[start ENTRIES]

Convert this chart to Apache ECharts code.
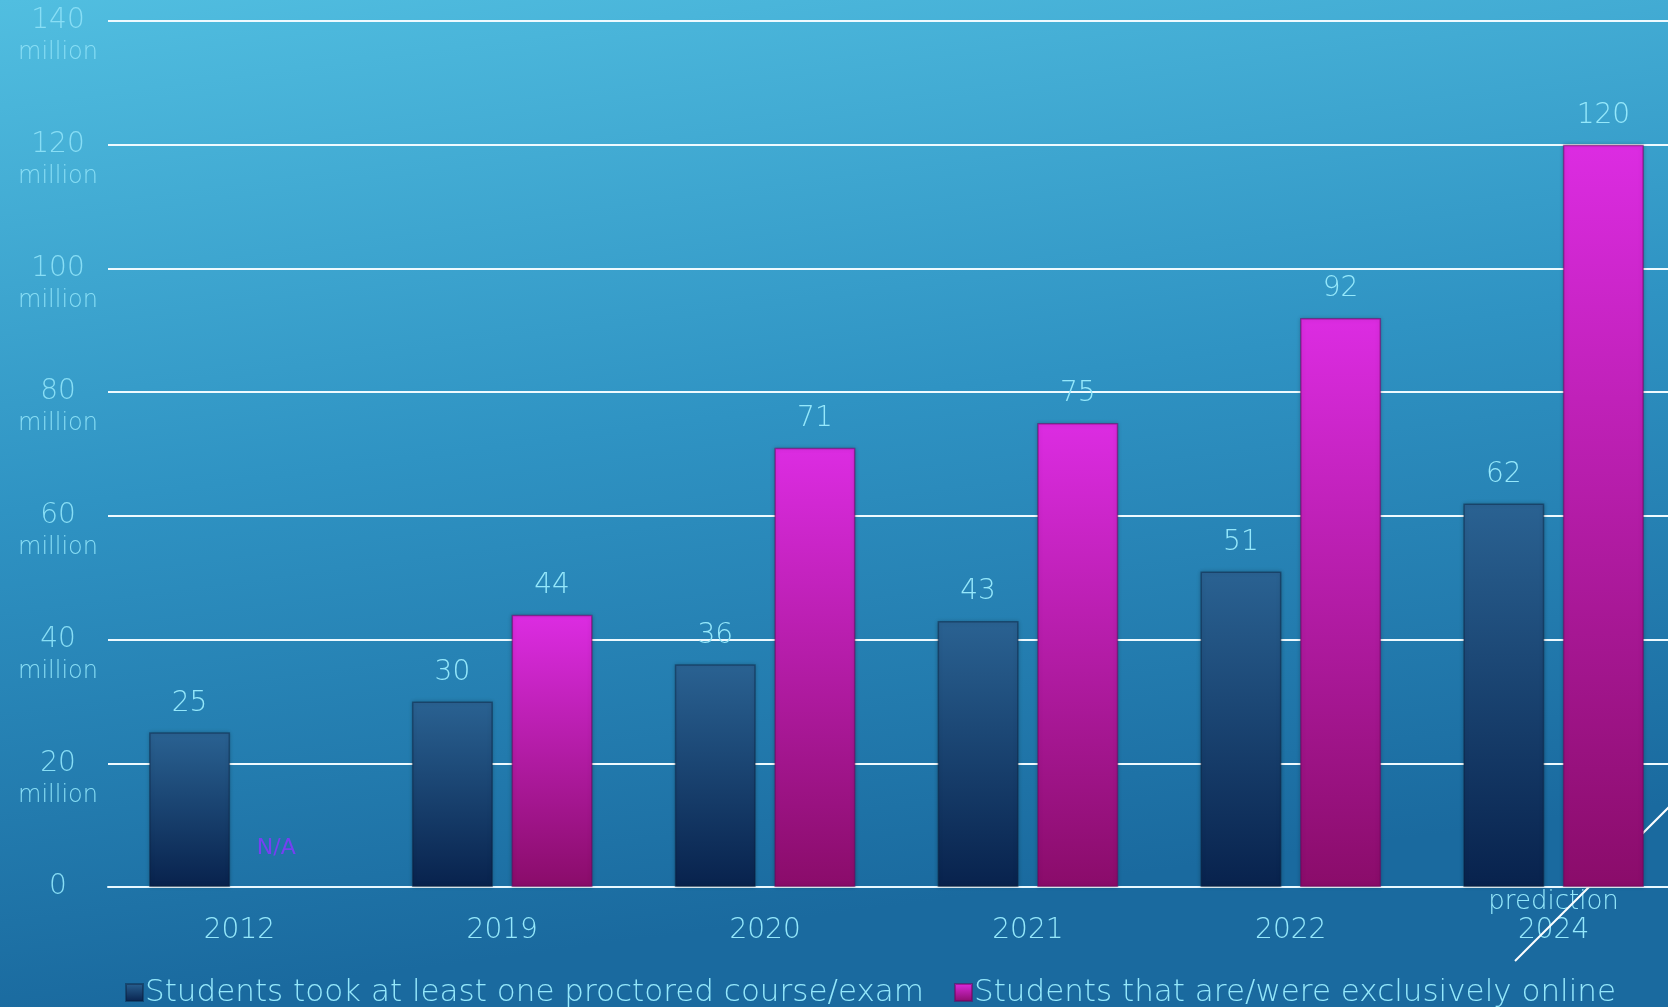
<!DOCTYPE html>
<html>
<head>
<meta charset="utf-8">
<script src="https://cdn.jsdelivr.net/npm/echarts@6/dist/echarts.min.js"></script>
<style>
html,body{margin:0;padding:0;}
#chart{width:1668px;height:1007px;}
</style>
</head>
<body>
<div id="chart"></div>
<script>
const categories = ['2012', '2019', '2020', '2021', '2022', '2024'];
const categoryNotes = ['', '', '', '', '', 'prediction'];
const proctored = [25, 30, 36, 43, 51, 62];
const online = [null, 44, 71, 75, 92, 120];
const yTicks = [0, 20, 40, 60, 80, 100, 120, 140];
const seriesNames = ['Students took at least one proctored course/exam', 'Students that are/were exclusively online'];

const FONT = "'DejaVu Sans', sans-serif";
const TXT = '#95e8fb';
const YTXT = '#88def5';
const W = 200;

const darkGrad = {type:'linear', x:0, y:0, x2:0, y2:1, colorStops:[{offset:0,color:'#2a6292'},{offset:1,color:'#08224d'}]};
const pinkGrad = {type:'linear', x:0, y:0, x2:0, y2:1, colorStops:[{offset:0,color:'#dc2ce2'},{offset:1,color:'#8a0c6a'}]};

const onlineData = online.map(v => v === null
  ? {value:0, itemStyle:{borderWidth:0, shadowBlur:0, color:'rgba(0,0,0,0)'},
     label:{show:true, formatter:'N/A', color:'#7640f2', fontSize:22, fontWeight:'normal', distance:28, offset:[-13,0]}}
  : v);

const chart = echarts.init(document.getElementById('chart'), null, {renderer:'canvas'});
chart.setOption({
  backgroundColor: {type:'linear', x:0, y:0, x2:0.08, y2:1, colorStops:[
    {offset:0, color:'#51bee0'}, {offset:0.5, color:'#2f93c3'}, {offset:1, color:'#1a6a9f'}]},
  textStyle:{fontFamily:FONT, fontWeight:W},
  grid:{left:108, right:-17, top:21, bottom:120, containLabel:false, outerBoundsMode:'none'},
  legend:{
    left:120, top:972, itemWidth:17, itemHeight:17, itemGap:30, icon:'rect',
    textStyle:{color:TXT, fontSize:31, fontFamily:FONT, fontWeight:W, padding:[0,0,0,-3]},
    data:seriesNames
  },
  xAxis:{
    type:'category', data:categories,
    axisLine:{show:true, lineStyle:{color:'#e8f8ff', width:2}},
    axisTick:{show:false},
    axisLabel:{
      margin:2, interval:0,
      formatter:(v, i) => '{p|' + (categoryNotes[i] || ' ') + '}\n{y|' + v + '}',
      rich:{
        p:{color:TXT, fontSize:26, lineHeight:27, fontFamily:FONT, fontWeight:W},
        y:{color:TXT, fontSize:28, lineHeight:30, fontFamily:FONT, fontWeight:W}
      }
    }
  },
  yAxis:{
    type:'value', min:0, max:140, interval:20,
    axisLine:{show:false}, axisTick:{show:false},
    splitLine:{show:true, lineStyle:{color:'#eefaff', width:2}},
    axisLabel:{
      margin:50, align:'center',
      formatter:v => yTicks.indexOf(v) < 0 ? '' :
        (v === 0 ? '{h| }\n{n|0}\n{h| }' : '{h|million}\n{n|' + v + '}\n{m|million}'),
      rich:{
        n:{color:YTXT, fontSize:28, lineHeight:30, fontFamily:FONT, fontWeight:W},
        m:{color:YTXT, fontSize:24, lineHeight:34, fontFamily:FONT, fontWeight:W},
        h:{color:'rgba(0,0,0,0)', fontSize:24, lineHeight:34, fontFamily:FONT}
      }
    }
  },
  graphic:[{
    type:'line', z:1,
    shape:{x1:1515, y1:961, x2:1672, y2:804},
    style:{stroke:'#ffffff', lineWidth:2}
  }],
  series:[
    {
      name:seriesNames[0], type:'bar', data:proctored, barWidth:81, barGap:'23%', z:3,
      itemStyle:{color:darkGrad, borderColor:'rgba(10,30,60,0.45)', borderWidth:1.5,
        shadowColor:'rgba(0,0,0,0.25)', shadowBlur:4},
      label:{show:true, position:'top', distance:15, color:TXT, fontSize:28, fontFamily:FONT, fontWeight:W}
    },
    {
      name:seriesNames[1], type:'bar', data:onlineData, barWidth:81, z:3,
      itemStyle:{color:pinkGrad, borderColor:'rgba(110,0,90,0.5)', borderWidth:1.5,
        shadowColor:'rgba(0,0,0,0.25)', shadowBlur:4},
      label:{show:true, position:'top', distance:15, color:TXT, fontSize:28, fontFamily:FONT, fontWeight:W}
    }
  ]
});
</script>
</body>
</html>
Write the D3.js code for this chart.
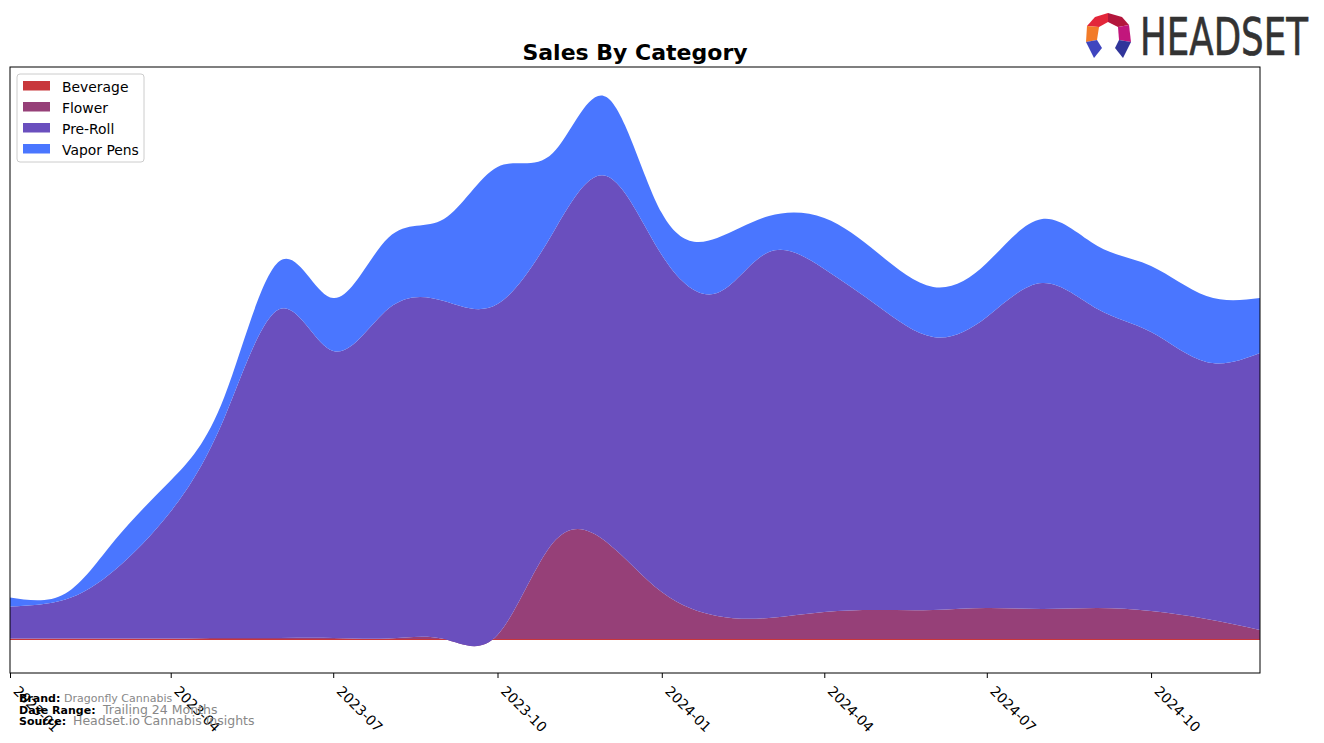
<!DOCTYPE html>
<html>
<head>
<meta charset="utf-8">
<script src="https://cdn.jsdelivr.net/npm/d3@7"></script>
<style>
  html, body { margin: 0; padding: 0; background: #fff; }
  svg { display: block; font-family: "DejaVu Sans", sans-serif; }
</style>
</head>
<body>
<svg id="chart" width="1324" height="743"></svg>
<script>
// ---- data ----
const months = ["2023-01","2023-02","2023-03","2023-04","2023-05","2023-06","2023-07","2023-08","2023-09","2023-10","2023-11","2023-12",
                "2024-01","2024-02","2024-03","2024-04","2024-05","2024-06","2024-07","2024-08","2024-09","2024-10","2024-11","2024-12"];
const categories = ["Beverage", "Flower", "Pre-Roll", "Vapor Pens"];
const beverage  = [1, 1, 1, 1, 1, 1, 1, 1, 1, 1, 1, 1, 1, 1, 1, 1, 1, 1, 1, 1, 1, 1, 1, 1];
const flower    = [0.5, 0.5, 0.5, 0.5, 1, 1, 1, 0.5, 0, 4, 96, 97, 47, 23, 21, 27, 29, 29, 31, 30, 31, 28, 20, 9];
const preRoll   = [32, 39, 69, 127, 220, 329, 287, 330, 338, 331, 310, 366, 337, 323, 366, 343, 304, 273, 291, 326, 299, 279, 257, 277];
const vaporPens = [9, 6, 30, 31, 21, 48, 53, 71, 82, 137, 80, 79, 42, 55, 36, 51, 53, 50, 54, 64, 63, 66, 66, 55];
const tickLabels = ["2023-01","2023-04","2023-07","2023-10","2024-01","2024-04","2024-07","2024-10"];
const yLimits = [-33, 573];
const colors = ["#c8373b", "#964078", "#6a4fbe", "#4a76ff"];

// ---- layout ----
const svg = d3.select("#chart");
const plot = { left: 10, right: 1260, top: 67, bottom: 673 };
const parse = d3.timeParse("%Y-%m");
const dates = months.map(parse);

const rows = months.map((m, i) => ({
  date: dates[i],
  "Beverage": beverage[i],
  "Flower": flower[i],
  "Pre-Roll": preRoll[i],
  "Vapor Pens": vaporPens[i]
}));

const x = d3.scaleTime().domain(d3.extent(dates)).range([plot.left, plot.right]);
const y = d3.scaleLinear().domain(yLimits).range([plot.bottom, plot.top]);
const color = d3.scaleOrdinal().domain(categories).range(colors);

const stack = d3.stack().keys(categories);
const series = stack(rows);

const area = d3.area()
  .x(d => x(d.data.date))
  .y0(d => y(d[0]))
  .y1(d => y(d[1]))
  .curve(d3.curveNatural);

svg.append("defs").append("clipPath").attr("id", "clip")
  .append("rect").attr("x", plot.left).attr("y", plot.top)
  .attr("width", plot.right - plot.left).attr("height", plot.bottom - plot.top);

svg.append("g").attr("clip-path", "url(#clip)")
  .selectAll("path").data(series).join("path")
  .attr("d", area)
  .attr("fill", d => color(d.key));

// frame
svg.append("rect")
  .attr("x", plot.left).attr("y", plot.top)
  .attr("width", plot.right - plot.left).attr("height", plot.bottom - plot.top)
  .attr("fill", "none").attr("stroke", "#000").attr("stroke-width", 1);

// x axis
const tickDates = tickLabels.map(parse);
const xAxis = d3.axisBottom(x).tickValues(tickDates).tickFormat(d3.timeFormat("%Y-%m")).tickSize(5).tickPadding(3);
const gx = svg.append("g").attr("transform", `translate(0,${plot.bottom})`).call(xAxis);
gx.select(".domain").remove();
gx.selectAll(".tick line").attr("stroke", "#000");
gx.selectAll(".tick text")
  .attr("font-size", "13.9px")
  .attr("font-family", "DejaVu Sans")
  .attr("fill", "#000")
  .attr("text-anchor", "start")
  .attr("x", 0).attr("y", 0).attr("dy", 0)
  .attr("transform", "translate(2,19) rotate(45)");

// title
svg.append("text")
  .attr("x", 635).attr("y", 60)
  .attr("text-anchor", "middle")
  .attr("font-size", "22px").attr("font-weight", "bold")
  .text("Sales By Category");

// legend
const lg = svg.append("g");
lg.append("rect").attr("x", 17).attr("y", 74).attr("width", 127).attr("height", 88)
  .attr("rx", 3).attr("fill", "#fff").attr("fill-opacity", 0.8).attr("stroke", "#cccccc");
categories.forEach((c, i) => {
  lg.append("rect").attr("x", 23).attr("y", 81 + i * 21).attr("width", 27).attr("height", 9.5)
    .attr("fill", color(c));
  lg.append("text").attr("x", 62).attr("y", 92 + i * 21)
    .attr("font-size", "13.9px").text(c);
});

// footer
const foot = [
  { label: "Brand:", value: "Dragonfly Cannabis", vx: 64, y: 702, vs: "11px" },
  { label: "Date Range:", value: "Trailing 24 Months", vx: 103, y: 714, vs: "12.5px" },
  { label: "Source:", value: "Headset.io Cannabis Insights", vx: 73, y: 725, vs: "12.5px" }
];
foot.forEach(f => {
  svg.append("text").attr("x", 19).attr("y", f.y).attr("font-size", "11px")
    .attr("font-weight", "bold").attr("fill", "#000").text(f.label);
  svg.append("text").attr("x", f.vx).attr("y", f.y).attr("font-size", f.vs)
    .attr("fill", "#888").text(f.value);
});

// logo
const logo = svg.append("g");
const facets = [
  { p: [[1087,26],[1095,17],[1108,13],[1108,22],[1099,27]], c: "#e3263a" },
  { p: [[1108,13],[1122,17],[1129,25],[1118,27],[1108,22]], c: "#b3163c" },
  { p: [[1087,26],[1099,27],[1097,40],[1086,42]], c: "#f27b29" },
  { p: [[1118,27],[1129,25],[1131,42],[1119,40]], c: "#c2167c" },
  { p: [[1086,42],[1097,40],[1102,48],[1094,58]], c: "#3f45bf" },
  { p: [[1119,40],[1131,42],[1123,58],[1115,48]], c: "#30359a" }
];
facets.forEach(f => {
  logo.append("polygon").attr("points", f.p.map(q => q.join(",")).join(" ")).attr("fill", f.c);
});
logo.append("text").attr("x", 1140).attr("y", 55)
  .attr("font-family", "'Liberation Sans Narrow', 'DejaVu Sans Condensed', sans-serif")
  .attr("font-size", "51px").attr("fill", "#333")
  .attr("stroke", "#333").attr("stroke-width", 0.6)
  .attr("textLength", 168).attr("lengthAdjust", "spacingAndGlyphs")
  .text("HEADSET");
</script>
</body>
</html>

[end ENTRIES]

PROBLEM TO SOLVE: Starting at the first line of the records above, set down each line exactly through the one that holds "const W = 200;". Omit pictures.

OUTPUT BELOW:
Convert this chart to Apache ECharts code.
<!DOCTYPE html>
<html>
<head>
<meta charset="utf-8">
<script src="https://cdn.jsdelivr.net/npm/echarts@6/dist/echarts.min.js"></script>
<style>
html,body{margin:0;padding:0;}
#chart{width:1668px;height:1007px;}
</style>
</head>
<body>
<div id="chart"></div>
<script>
const categories = ['2012', '2019', '2020', '2021', '2022', '2024'];
const categoryNotes = ['', '', '', '', '', 'prediction'];
const proctored = [25, 30, 36, 43, 51, 62];
const online = [null, 44, 71, 75, 92, 120];
const yTicks = [0, 20, 40, 60, 80, 100, 120, 140];
const seriesNames = ['Students took at least one proctored course/exam', 'Students that are/were exclusively online'];

const FONT = "'DejaVu Sans', sans-serif";
const TXT = '#95e8fb';
const YTXT = '#88def5';
const W = 200;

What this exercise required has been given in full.